Grüne Technologien im steirischen Fokus
Laut ICS-Geschäftsführer Robert Brugger verfüge Serbien „über die dynamischste Wirtschaft am Westbalkan und zieht zurzeit sehr viele ausländische Investitionen an.“ Tatsächlich gilt Serbien als Wirtschaftsmotor des Balkans: Insbesondere von der EU geförderte Großprojekte wie der Bau des Wasserkraftwerks Djerdap (Investitionssumme: 1,5 Milliarden Euro), die Modernisierung der Eisenbahnstrecke von Belgrad zur Grenze Nordmazedoniens (1,2 Milliarden Euro) oder der Bau des Windparks Maestrale (bis zu 900 Millionen Euro) sorgen für nachhaltige Impulse im Land. Am serbischen Trend hin zu erneuerbaren Energien will auch die steirische Wirtschaft partizipieren:
„Im Bereich ,Green Technologies‘ zählen unsere Unternehmen weltweit zu den innovativsten.
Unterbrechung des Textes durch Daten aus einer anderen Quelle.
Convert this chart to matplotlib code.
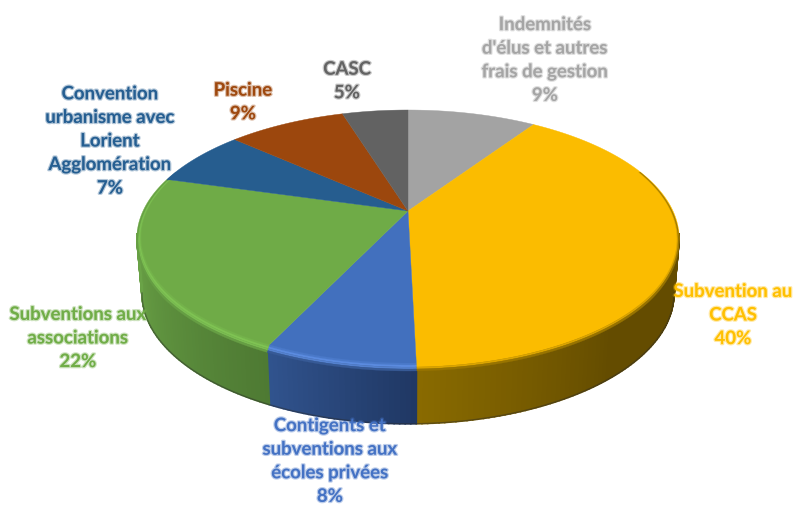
import numpy as np
import matplotlib
matplotlib.use('Agg')
from matplotlib import pyplot as plt
from matplotlib import patheffects
from matplotlib.colors import to_rgb

# slices run clockwise from the top of the pie
labels = ["Indemnités\nd'élus et autres\nfrais de gestion\n9%",
          "Subvention au\nCCAS\n40%",
          "Contigents et\nsubventions aux\nécoles privées\n8%",
          "Subventions aux\nassociations\n22%",
          "Convention\nurbanisme avec\nLorient\nAgglomération\n7%",
          "Piscine\n9%",
          "CASC\n5%"]
values = [9.4, 40.2, 7.5, 22.3, 7.2, 8.6, 4.8]

face_colors = ['#a3a3a3', '#fbbc00', '#4270be', '#6fab47', '#265d8f', '#9c470d', '#626262']
text_colors = ['#a5a5a5', '#ffc000', '#4472c4', '#70ad47', '#255e91', '#9e480e', '#636363']
glint_colors = ['#a3a3a3', '#fbbc00', '#6394ea', '#84cb57', '#265d8f', '#9c470d', '#626262']
wall_left = ['#777777', '#8a6b00', '#31548f', '#6ba447', '#265d8f', '#9c470d', '#626262']
wall_right = ['#777777', '#644c00', '#203864', '#4e7a33', '#265d8f', '#9c470d', '#626262']
label_x = [545, 733, 330, 78, 110, 243, 347]
label_y = [61, 316, 462, 339, 142, 103, 82]

# perspective view of the disc
cx = 408
tilt = 0.211


def rim(t, a, b, apex_y, r=1.0):
    u = r * np.sin(t)
    v = r * np.cos(t)
    d = 1 + tilt * v
    return cx + a * u / d, apex_y - b * v / d


def top_rim(t, r=1.0):
    return rim(t, 265, 122.3, 212, r)


def low_rim(t):
    return rim(t, 260, 124.5, 267)


def mix(c1, c2, f):
    return tuple((1 - f) * np.array(to_rgb(c1)) + f * np.array(to_rgb(c2)))


def draw_walls(ax, edges):
    for i in range(len(values)):
        t0 = max(edges[i], np.radians(100))
        t1 = min(edges[i + 1], np.radians(260))
        if t1 <= t0:
            continue
        ts = np.linspace(t0, t1, int(np.degrees(t1 - t0)) + 2)
        for j in range(len(ts) - 1):
            t = ts[j:j + 2]
            f = (t1 - t[0]) / (t1 - t0)
            if i == 1:
                f = min(1.0, f * 2.0)
            col = mix(wall_left[i], wall_right[i], f)
            xa, ya = top_rim(t)
            xb, yb = low_rim(t)
            ax.fill(np.r_[xa, xb[::-1]], np.r_[ya, yb[::-1]], facecolor=col, edgecolor=col,
                    lw=1.2, zorder=1)


def draw_faces(ax, edges):
    for i in range(len(values)):
        ts = np.linspace(edges[i], edges[i + 1], 120)
        x, y = top_rim(ts)
        ax.fill(np.r_[cx, x], np.r_[212, y], color=face_colors[i], lw=0.3, zorder=2)


def draw_bevel(ax, edges):
    steps = [0.0, 0.25, 0.5, 0.75, 1.0]
    for i in range(len(values)):
        t0 = max(edges[i], np.radians(70))
        t1 = min(edges[i + 1], np.radians(290))
        if t1 <= t0:
            continue
        ts = np.linspace(t0, t1, 100)
        for s0, s1 in zip(steps[:-1], steps[1:]):
            xa, ya = top_rim(ts, 0.985 + 0.015 * s0)
            xb, yb = top_rim(ts, 0.985 + 0.015 * s1)
            ya = ya + 5 * s0 * np.clip(-np.cos(ts) + 0.4, 0, 1)
            yb = yb + 5 * s1 * np.clip(-np.cos(ts) + 0.4, 0, 1)
            s = (s0 + s1) / 2
            if s < 0.5:
                col = mix(face_colors[i], glint_colors[i], s * 2)
            else:
                mid = mix(wall_left[i], wall_right[i], 0.5)
                col = mix(glint_colors[i], mid, s * 2 - 1)
            ax.fill(np.r_[xa, xb[::-1]], np.r_[ya, yb[::-1]], color=col, lw=0.2, zorder=3)


def main():
    fig = plt.figure(figsize=(7.94, 5.06), dpi=100)
    ax = fig.add_axes([0, 0, 1, 1])
    ax.set_xlim(0, 794)
    ax.set_ylim(506, 0)
    ax.axis('off')

    edges = np.radians(np.r_[0, np.cumsum(values)] * 360 / np.sum(values))
    draw_walls(ax, edges)
    draw_faces(ax, edges)
    draw_bevel(ax, edges)

    # thin dark line under the wall
    ts = np.radians(np.linspace(102, 258, 200))
    x, y = low_rim(ts)
    ax.plot(x, y, color='#2a2a2a', lw=1.0, alpha=0.45, zorder=2)

    for i, lab in enumerate(labels):
        txt = ax.text(label_x[i], label_y[i], lab, color=text_colors[i], ha='center', va='center',
                      family='Lato', weight='bold', fontsize=13.4, linespacing=1.47, zorder=5)
        txt.set_path_effects([patheffects.withStroke(linewidth=1.8, foreground=text_colors[i], alpha=0.35)])

    fig.savefig('out.png', dpi=100)


if __name__ == '__main__':
    main()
Wir sind überzeugt, dass wir insbesondere in diesem Stärkefeld hier großes Interesse erzeugen können“
Als Hintergrund: Serbien ist zurzeit noch zu fast 100 Prozent von russischem Erdgas abhängig, die meisten serbischen Energieanbieter sind in russischem Eigentum. Allerdings: Erst vor kurzem wurde bekannt, dass der Balkanstaat, nachdem der aktuelle Gasvertrag ausgelaufen ist, weiterhin einen gewaltigen Rabatt aus Russland erhält. Ist Serbien also am Scheideweg zwischen EU und Russland? „Serbien versucht, sich möglichst viele Optionen offen zu lassen. Nicht nur was Russland betrifft, sondern auch was China angeht. Dennoch muss man festhalten, dass die Geschäftsbeziehungen zur EU um ein Vielfaches höher sind“, sagt Brugger. Der Balkanstaat stehe darüber hinaus schon lange „in Europas Vorzimmer“ und warte darauf „endlich hinein gelassen zu werden“, erklärt der ICS-Geschäftsführer. Mit der autonomen Provinz Wojwodina, im nördlichen Landesteil, geht die Steiermark jedenfalls künftig stärkere Beziehungen ein: Ein Partnerschaftsvertrag soll für einen regeren Austausch zwischen den beiden Regionen sorgen.